• [Data for this task]
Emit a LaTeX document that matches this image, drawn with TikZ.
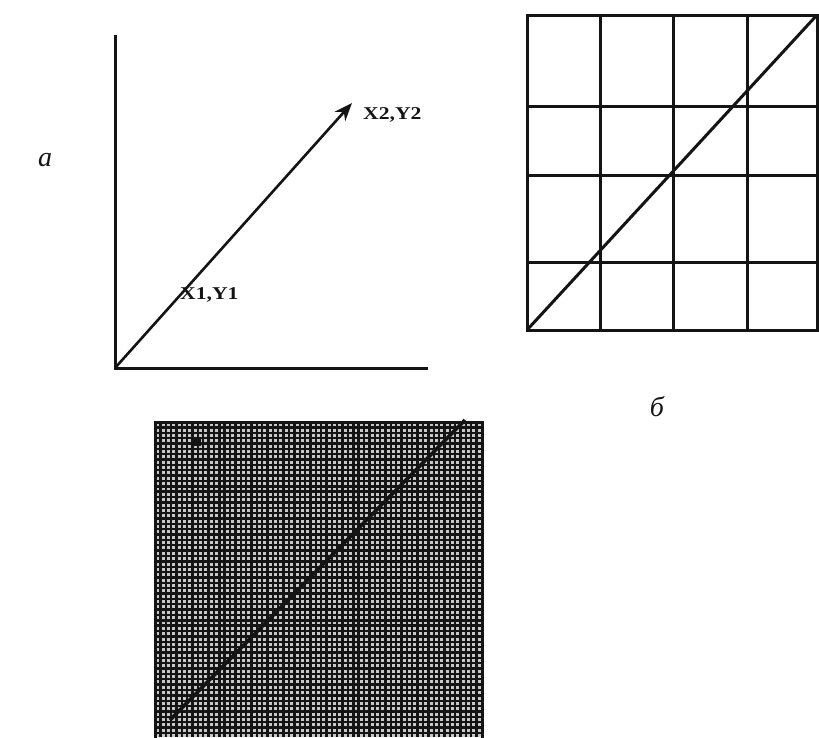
\documentclass[tikz,border=0pt]{standalone}
\usepackage{fontspec}
\setmainfont{Liberation Serif}
\usepackage{tikz}
\usetikzlibrary{arrows.meta,positioning}
\definecolor{RasterInk}{HTML}{141414}
\definecolor{RasterPaper}{HTML}{FFFFFF}
\definecolor{RasterCell}{HTML}{C8C8C8}
\tikzset{
  axisline/.style={RasterInk,line width=3pt},
  gridline/.style={RasterInk,line width=3pt},
  fineline/.style={RasterInk,line width=2.4pt},
  coordlabel/.style={text=RasterInk,font=\fontsize{18}{18}\selectfont\bfseries,xscale=1.2,inner sep=0pt},
  partlabel/.style={text=RasterInk,font=\fontsize{28}{28}\selectfont\itshape,inner sep=0pt}
}

\begin{document}
\begin{tikzpicture}[x=1pt,y=-1pt]
      \useasboundingbox[fill=RasterPaper] (0,0) rectangle (819,737);
      % a: vector on axes
      \coordinate (orig) at (115,368);
      \coordinate (ytop) at (115,35);
      \coordinate (xend) at (428,368);
      \coordinate (ptwo) at (352,103);
      \draw[axisline] (ytop) -- (orig) -- (xend);
      \draw[axisline,line width=2.6pt,-{Stealth[length=18pt,width=14pt]}] (orig) -- (ptwo);
      \node[coordlabel,anchor=west] (lbltwo) at (363,115) {X2,Y2};
      \node[coordlabel,anchor=west] (lblone) at (180,295) {X1,Y1};
      \node[partlabel] (parta) at (45,160) {а};
      % b: coarse raster
      \draw[gridline] (527,15) rectangle (817,330);
      \foreach \x in {600,673,747} {
        \draw[gridline] (\x,15) -- (\x,330);
      }
      \foreach \y in {106,175,262} {
        \draw[gridline] (527,\y) -- (817,\y);
      }
      \coordinate (blo) at (527,330);
      \coordinate (bhi) at (817,15);
      \draw[gridline] (blo) -- (bhi);
      \node[partlabel] (partb) at (657,407) {б};
      % c: fine raster
      \fill[RasterCell] (155,422) rectangle (482,737);
      \foreach \i in {0,...,60} {
        \draw[fineline] (155+\i*5.36,422) -- (155+\i*5.36,737);
      }
      \foreach \j in {0,...,58} {
        \draw[fineline] (155,422+\j*5.36) -- (482,422+\j*5.36);
      }
      \draw[RasterInk,line width=3pt] (155,422) rectangle (482,740);
      \fill[RasterInk] (194,439) rectangle (201,446);
      \coordinate (clo) at (170,720);
      \coordinate (chi) at (465,420);
      \draw[RasterInk,line width=3.6pt] (clo) -- (chi);
    \end{tikzpicture}
\end{document}
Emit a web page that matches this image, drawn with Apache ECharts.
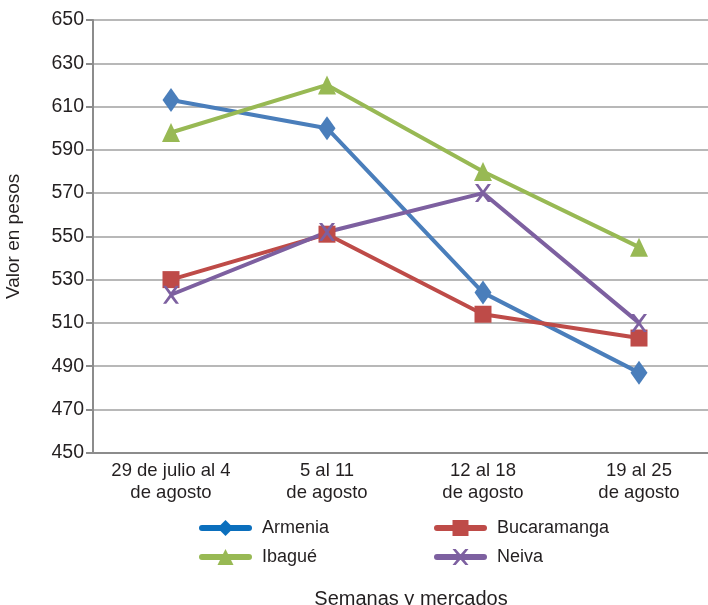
<!DOCTYPE html>
<html>
<head>
<meta charset="utf-8">
<script src="https://cdn.jsdelivr.net/npm/echarts@6/dist/echarts.min.js"></script>
<style>
  html, body { margin: 0; padding: 0; background: #fff; }
  #chart { width: 708px; height: 605px; }
</style>
</head>
<body>
<div id="chart"></div>
<script>
  const categories = ['29 de julio al 4\nde agosto', '5 al 11\nde agosto', '12 al 18\nde agosto', '19 al 25\nde agosto']
  const armenia = [613, 600, 524, 487]
  const bucaramanga = [530, 551, 514, 503]
  const ibague = [598, 620, 580, 545]
  const neiva = [523, 552, 570, 510]

  const crossPath = 'path://M0,0 L2,0 L5,3.5 L8,0 L10,0 L6,5 L10,10 L8,10 L5,6.5 L2,10 L0,10 L4,5 Z'
  const font = 'Liberation Sans, Arial, sans-serif'

  function makeSeries(name, data, color, symbol, size) {
    return {
      name: name,
      type: 'line',
      data: data,
      symbol: symbol,
      symbolSize: size,
      lineStyle: { color: color, width: 4 },
      itemStyle: { color: color },
      emphasis: { disabled: true },
      animation: false
    }
  }

  // legend entries get a thicker round-capped line like the original
  function legendItem(name, color) {
    return {
      name: name,
      itemStyle: { color: color },
      lineStyle: { color: color, width: 6, cap: 'round' }
    }
  }

  const chart = echarts.init(document.getElementById('chart'))
  const legendBase = {
    orient: 'vertical',
    itemWidth: 47,
    itemHeight: 20,
    itemGap: 11,
    textStyle: { fontFamily: font, fontSize: 18, color: '#231f20', padding: [0, 0, 0, 8] }
  }
  chart.setOption({
    textStyle: { fontFamily: font },
    grid: { left: 93, top: 20, width: 624, height: 432.7, outerBoundsMode: 'none' },
    legend: [
      Object.assign({}, legendBase, {
        left: 194, top: 514,
        data: [legendItem('Armenia', '#0b6fbd'), legendItem('Ibagué', '#98b954')]
      }),
      Object.assign({}, legendBase, {
        left: 429, top: 514,
        data: [legendItem('Bucaramanga', '#be4b48'), legendItem('Neiva', '#7d60a0')]
      })
    ],
    title: {
      text: 'Semanas y mercados',
      left: 406,
      textAlign: 'center',
      top: 584,
      textStyle: { fontFamily: font, fontSize: 20, fontWeight: 'normal', color: '#231f20' }
    },
    xAxis: {
      type: 'category',
      data: categories,
      boundaryGap: true,
      axisLine: { lineStyle: { color: '#8c8c8c', width: 2 } },
      axisTick: { show: false },
      axisLabel: { fontSize: 18.5, color: '#231f20', lineHeight: 22, margin: 7, interval: 0 }
    },
    yAxis: {
      type: 'value',
      min: 450,
      max: 650,
      interval: 20,
      name: 'Valor en pesos',
      nameLocation: 'middle',
      nameGap: 70,
      nameRotate: 90,
      nameTextStyle: { fontSize: 19, color: '#231f20' },
      axisLine: { show: true, lineStyle: { color: '#8c8c8c', width: 2 } },
      axisTick: { show: true, length: 7, lineStyle: { color: '#8c8c8c', width: 2 } },
      axisLabel: { fontSize: 19.5, color: '#231f20', margin: 9 },
      splitLine: { lineStyle: { color: '#a0a0a0', width: 1.5 } }
    },
    series: [
      makeSeries('Armenia', armenia, '#4a7ebb', 'diamond', [17, 24]),
      makeSeries('Bucaramanga', bucaramanga, '#be4b48', 'rect', 17),
      makeSeries('Ibagué', ibague, '#98b954', 'triangle', [18, 19]),
      makeSeries('Neiva', neiva, '#7d60a0', crossPath, [16, 18])
    ]
  })
</script>
</body>
</html>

• [What is expected] Transcribe the material as is, with images omitted.

• [Full solution]
Emit a LaTeX document that matches this image, drawn with TikZ.
\documentclass[tikz,border=0pt]{standalone}
\usepackage{fontspec}
\setmainfont{Liberation Serif}
\usepackage{tikz}
\usetikzlibrary{arrows.meta,positioning}
\definecolor{RasterInk}{HTML}{141414}
\definecolor{RasterPaper}{HTML}{FFFFFF}
\definecolor{RasterCell}{HTML}{C8C8C8}
\tikzset{
  axisline/.style={RasterInk,line width=3pt},
  gridline/.style={RasterInk,line width=3pt},
  fineline/.style={RasterInk,line width=2.4pt},
  coordlabel/.style={text=RasterInk,font=\fontsize{18}{18}\selectfont\bfseries,xscale=1.2,inner sep=0pt},
  partlabel/.style={text=RasterInk,font=\fontsize{28}{28}\selectfont\itshape,inner sep=0pt}
}

\begin{document}
\begin{tikzpicture}[x=1pt,y=-1pt]
      \useasboundingbox[fill=RasterPaper] (0,0) rectangle (819,737);
      % a: vector on axes
      \coordinate (orig) at (115,368);
      \coordinate (ytop) at (115,35);
      \coordinate (xend) at (428,368);
      \coordinate (ptwo) at (352,103);
      \draw[axisline] (ytop) -- (orig) -- (xend);
      \draw[axisline,line width=2.6pt,-{Stealth[length=18pt,width=14pt]}] (orig) -- (ptwo);
      \node[coordlabel,anchor=west] (lbltwo) at (363,115) {X2,Y2};
      \node[coordlabel,anchor=west] (lblone) at (180,295) {X1,Y1};
      \node[partlabel] (parta) at (45,160) {а};
      % b: coarse raster
      \draw[gridline] (527,15) rectangle (817,330);
      \foreach \x in {600,673,747} {
        \draw[gridline] (\x,15) -- (\x,330);
      }
      \foreach \y in {106,175,262} {
        \draw[gridline] (527,\y) -- (817,\y);
      }
      \coordinate (blo) at (527,330);
      \coordinate (bhi) at (817,15);
      \draw[gridline] (blo) -- (bhi);
      \node[partlabel] (partb) at (657,407) {б};
      % c: fine raster
      \fill[RasterCell] (155,422) rectangle (482,737);
      \foreach \i in {0,...,60} {
        \draw[fineline] (155+\i*5.36,422) -- (155+\i*5.36,737);
      }
      \foreach \j in {0,...,58} {
        \draw[fineline] (155,422+\j*5.36) -- (482,422+\j*5.36);
      }
      \draw[RasterInk,line width=3pt] (155,422) rectangle (482,740);
      \fill[RasterInk] (194,439) rectangle (201,446);
      \coordinate (clo) at (170,720);
      \coordinate (chi) at (465,420);
      \draw[RasterInk,line width=3.6pt] (clo) -- (chi);
    \end{tikzpicture}
\end{document}
Emit a web page that matches this image, drawn with Apache ECharts.
<!DOCTYPE html>
<html>
<head>
<meta charset="utf-8">
<script src="https://cdn.jsdelivr.net/npm/echarts@6/dist/echarts.min.js"></script>
<style>
  html, body { margin: 0; padding: 0; background: #fff; }
  #chart { width: 708px; height: 605px; }
</style>
</head>
<body>
<div id="chart"></div>
<script>
  const categories = ['29 de julio al 4\nde agosto', '5 al 11\nde agosto', '12 al 18\nde agosto', '19 al 25\nde agosto']
  const armenia = [613, 600, 524, 487]
  const bucaramanga = [530, 551, 514, 503]
  const ibague = [598, 620, 580, 545]
  const neiva = [523, 552, 570, 510]

  const crossPath = 'path://M0,0 L2,0 L5,3.5 L8,0 L10,0 L6,5 L10,10 L8,10 L5,6.5 L2,10 L0,10 L4,5 Z'
  const font = 'Liberation Sans, Arial, sans-serif'

  function makeSeries(name, data, color, symbol, size) {
    return {
      name: name,
      type: 'line',
      data: data,
      symbol: symbol,
      symbolSize: size,
      lineStyle: { color: color, width: 4 },
      itemStyle: { color: color },
      emphasis: { disabled: true },
      animation: false
    }
  }

  // legend entries get a thicker round-capped line like the original
  function legendItem(name, color) {
    return {
      name: name,
      itemStyle: { color: color },
      lineStyle: { color: color, width: 6, cap: 'round' }
    }
  }

  const chart = echarts.init(document.getElementById('chart'))
  const legendBase = {
    orient: 'vertical',
    itemWidth: 47,
    itemHeight: 20,
    itemGap: 11,
    textStyle: { fontFamily: font, fontSize: 18, color: '#231f20', padding: [0, 0, 0, 8] }
  }
  chart.setOption({
    textStyle: { fontFamily: font },
    grid: { left: 93, top: 20, width: 624, height: 432.7, outerBoundsMode: 'none' },
    legend: [
      Object.assign({}, legendBase, {
        left: 194, top: 514,
        data: [legendItem('Armenia', '#0b6fbd'), legendItem('Ibagué', '#98b954')]
      }),
      Object.assign({}, legendBase, {
        left: 429, top: 514,
        data: [legendItem('Bucaramanga', '#be4b48'), legendItem('Neiva', '#7d60a0')]
      })
    ],
    title: {
      text: 'Semanas y mercados',
      left: 406,
      textAlign: 'center',
      top: 584,
      textStyle: { fontFamily: font, fontSize: 20, fontWeight: 'normal', color: '#231f20' }
    },
    xAxis: {
      type: 'category',
      data: categories,
      boundaryGap: true,
      axisLine: { lineStyle: { color: '#8c8c8c', width: 2 } },
      axisTick: { show: false },
      axisLabel: { fontSize: 18.5, color: '#231f20', lineHeight: 22, margin: 7, interval: 0 }
    },
    yAxis: {
      type: 'value',
      min: 450,
      max: 650,
      interval: 20,
      name: 'Valor en pesos',
      nameLocation: 'middle',
      nameGap: 70,
      nameRotate: 90,
      nameTextStyle: { fontSize: 19, color: '#231f20' },
      axisLine: { show: true, lineStyle: { color: '#8c8c8c', width: 2 } },
      axisTick: { show: true, length: 7, lineStyle: { color: '#8c8c8c', width: 2 } },
      axisLabel: { fontSize: 19.5, color: '#231f20', margin: 9 },
      splitLine: { lineStyle: { color: '#a0a0a0', width: 1.5 } }
    },
    series: [
      makeSeries('Armenia', armenia, '#4a7ebb', 'diamond', [17, 24]),
      makeSeries('Bucaramanga', bucaramanga, '#be4b48', 'rect', 17),
      makeSeries('Ibagué', ibague, '#98b954', 'triangle', [18, 19]),
      makeSeries('Neiva', neiva, '#7d60a0', crossPath, [16, 18])
    ]
  })
</script>
</body>
</html>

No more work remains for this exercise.